__WHAT NEEDS TO BE DONE__
Copy all of the material exactly. Pictures are not to appear in the copy.

==== SOURCE MATERIAL

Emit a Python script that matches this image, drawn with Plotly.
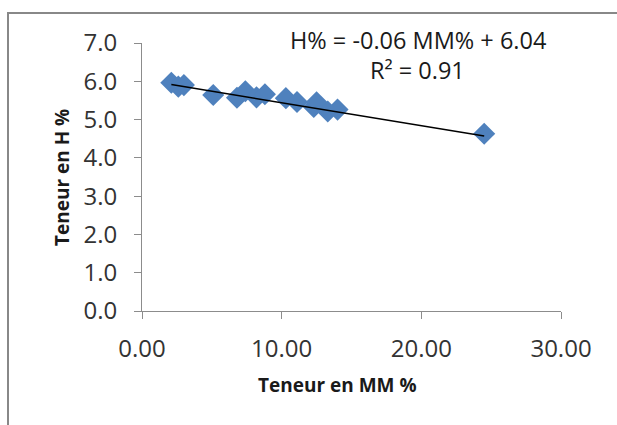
import numpy as np
import plotly.graph_objects as go

# Mineral matter content (%) and hydrogen content (%) of the samples
mm_pct = [2.1, 2.6, 3.0, 5.1, 6.8, 7.4, 8.2, 8.8, 10.3, 11.1, 12.3, 12.5, 13.3, 14.0, 24.5]
h_pct = [5.96, 5.86, 5.90, 5.64, 5.57, 5.74, 5.58, 5.66, 5.56, 5.46, 5.33, 5.45, 5.21, 5.26, 4.63]

# Linear trend as reported in the equation label
slope = -0.06
intercept = 6.04
r_squared = 0.91

x_ticks = [0, 10, 20, 30]
y_ticks = [0, 1, 2, 3, 4, 5, 6, 7]

W, H = 617, 425
ML, MR, MT, MB = 142, 56, 43, 114
pw, ph = W - ML - MR, H - MT - MB


def px_to_paper_x(px):
    return (px - ML) / pw


def px_to_paper_y(py):
    return (H - MB - py) / ph


fit_x = np.array([min(mm_pct), max(mm_pct)])
fit_y = slope * fit_x + intercept

fig = go.Figure()
fig.add_trace(go.Scatter(
    x=mm_pct, y=h_pct, mode="markers",
    marker=dict(symbol="diamond", size=17, color="#4F81BD",
                line=dict(width=0)),
    showlegend=False, hoverinfo="x+y",
))
fig.add_trace(go.Scatter(
    x=fit_x, y=fit_y, mode="lines",
    line=dict(color="black", width=1.5),
    showlegend=False, hoverinfo="skip",
))

tick_font = dict(family="Open Sans", size=24, color="#333333")
title_font = dict(family="Open Sans", size=19, color="#1a1a1a")

fig.update_xaxes(
    range=[0, 30], tickvals=x_ticks, tickformat=".2f",
    showline=True, linecolor="#8c8c8c", linewidth=1,
    ticks="outside", ticklen=7, tickcolor="#8c8c8c",
    showgrid=False, zeroline=False, tickfont=tick_font,
    ticklabelstandoff=9,
)
fig.update_yaxes(
    range=[0, 7], tickvals=y_ticks, tickformat=".1f",
    showline=True, linecolor="#8c8c8c", linewidth=1,
    ticks="outside", ticklen=7, tickcolor="#8c8c8c",
    showgrid=False, zeroline=False, tickfont=tick_font,
    ticklabelstandoff=12,
)

# Axis titles
fig.add_annotation(
    text="<b>Teneur en MM %</b>", xref="paper", yref="paper",
    x=px_to_paper_x(337), y=px_to_paper_y(385),
    showarrow=False, font=title_font, xanchor="center", yanchor="middle",
)
fig.add_annotation(
    text="<b>Teneur en H %</b>", xref="paper", yref="paper",
    x=px_to_paper_x(62), y=px_to_paper_y(178), textangle=-90,
    showarrow=False, font=title_font, xanchor="center", yanchor="middle",
)

eq_font = dict(family="Open Sans", size=23.5, color="#1a1a1a")
fig.add_annotation(
    text=f"H% = {slope:.2f} MM% + {intercept:.2f}",
    xref="paper", yref="paper", x=px_to_paper_x(418), y=px_to_paper_y(40),
    showarrow=False, font=eq_font, xanchor="center", yanchor="middle",
)
fig.add_annotation(
    text=f"R² = {r_squared:.2f}",
    xref="paper", yref="paper", x=px_to_paper_x(417), y=px_to_paper_y(70),
    showarrow=False, font=eq_font, xanchor="center", yanchor="middle",
)

# Chart-area frame (only its top and left edges fall inside the view)
fig.add_shape(
    type="rect", xref="paper", yref="paper",
    x0=px_to_paper_x(8), x1=px_to_paper_x(W + 20),
    y0=px_to_paper_y(H + 20), y1=px_to_paper_y(13),
    line=dict(color="#888888", width=2), fillcolor="rgba(0,0,0,0)",
    layer="above",
)

fig.update_layout(
    width=W, height=H,
    margin=dict(l=ML, r=MR, t=MT, b=MB, autoexpand=False),
    paper_bgcolor="white", plot_bgcolor="white",
)

fig.write_html("out.html")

========

__FINAL RESULT__
Emit a Python script that matches this image, drawn with Plotly.
import numpy as np
import plotly.graph_objects as go

# Mineral matter content (%) and hydrogen content (%) of the samples
mm_pct = [2.1, 2.6, 3.0, 5.1, 6.8, 7.4, 8.2, 8.8, 10.3, 11.1, 12.3, 12.5, 13.3, 14.0, 24.5]
h_pct = [5.96, 5.86, 5.90, 5.64, 5.57, 5.74, 5.58, 5.66, 5.56, 5.46, 5.33, 5.45, 5.21, 5.26, 4.63]

# Linear trend as reported in the equation label
slope = -0.06
intercept = 6.04
r_squared = 0.91

x_ticks = [0, 10, 20, 30]
y_ticks = [0, 1, 2, 3, 4, 5, 6, 7]

W, H = 617, 425
ML, MR, MT, MB = 142, 56, 43, 114
pw, ph = W - ML - MR, H - MT - MB


def px_to_paper_x(px):
    return (px - ML) / pw


def px_to_paper_y(py):
    return (H - MB - py) / ph


fit_x = np.array([min(mm_pct), max(mm_pct)])
fit_y = slope * fit_x + intercept

fig = go.Figure()
fig.add_trace(go.Scatter(
    x=mm_pct, y=h_pct, mode="markers",
    marker=dict(symbol="diamond", size=17, color="#4F81BD",
                line=dict(width=0)),
    showlegend=False, hoverinfo="x+y",
))
fig.add_trace(go.Scatter(
    x=fit_x, y=fit_y, mode="lines",
    line=dict(color="black", width=1.5),
    showlegend=False, hoverinfo="skip",
))

tick_font = dict(family="Open Sans", size=24, color="#333333")
title_font = dict(family="Open Sans", size=19, color="#1a1a1a")

fig.update_xaxes(
    range=[0, 30], tickvals=x_ticks, tickformat=".2f",
    showline=True, linecolor="#8c8c8c", linewidth=1,
    ticks="outside", ticklen=7, tickcolor="#8c8c8c",
    showgrid=False, zeroline=False, tickfont=tick_font,
    ticklabelstandoff=9,
)
fig.update_yaxes(
    range=[0, 7], tickvals=y_ticks, tickformat=".1f",
    showline=True, linecolor="#8c8c8c", linewidth=1,
    ticks="outside", ticklen=7, tickcolor="#8c8c8c",
    showgrid=False, zeroline=False, tickfont=tick_font,
    ticklabelstandoff=12,
)

# Axis titles
fig.add_annotation(
    text="<b>Teneur en MM %</b>", xref="paper", yref="paper",
    x=px_to_paper_x(337), y=px_to_paper_y(385),
    showarrow=False, font=title_font, xanchor="center", yanchor="middle",
)
fig.add_annotation(
    text="<b>Teneur en H %</b>", xref="paper", yref="paper",
    x=px_to_paper_x(62), y=px_to_paper_y(178), textangle=-90,
    showarrow=False, font=title_font, xanchor="center", yanchor="middle",
)

eq_font = dict(family="Open Sans", size=23.5, color="#1a1a1a")
fig.add_annotation(
    text=f"H% = {slope:.2f} MM% + {intercept:.2f}",
    xref="paper", yref="paper", x=px_to_paper_x(418), y=px_to_paper_y(40),
    showarrow=False, font=eq_font, xanchor="center", yanchor="middle",
)
fig.add_annotation(
    text=f"R² = {r_squared:.2f}",
    xref="paper", yref="paper", x=px_to_paper_x(417), y=px_to_paper_y(70),
    showarrow=False, font=eq_font, xanchor="center", yanchor="middle",
)

# Chart-area frame (only its top and left edges fall inside the view)
fig.add_shape(
    type="rect", xref="paper", yref="paper",
    x0=px_to_paper_x(8), x1=px_to_paper_x(W + 20),
    y0=px_to_paper_y(H + 20), y1=px_to_paper_y(13),
    line=dict(color="#888888", width=2), fillcolor="rgba(0,0,0,0)",
    layer="above",
)

fig.update_layout(
    width=W, height=H,
    margin=dict(l=ML, r=MR, t=MT, b=MB, autoexpand=False),
    paper_bgcolor="white", plot_bgcolor="white",
)

fig.write_html("out.html")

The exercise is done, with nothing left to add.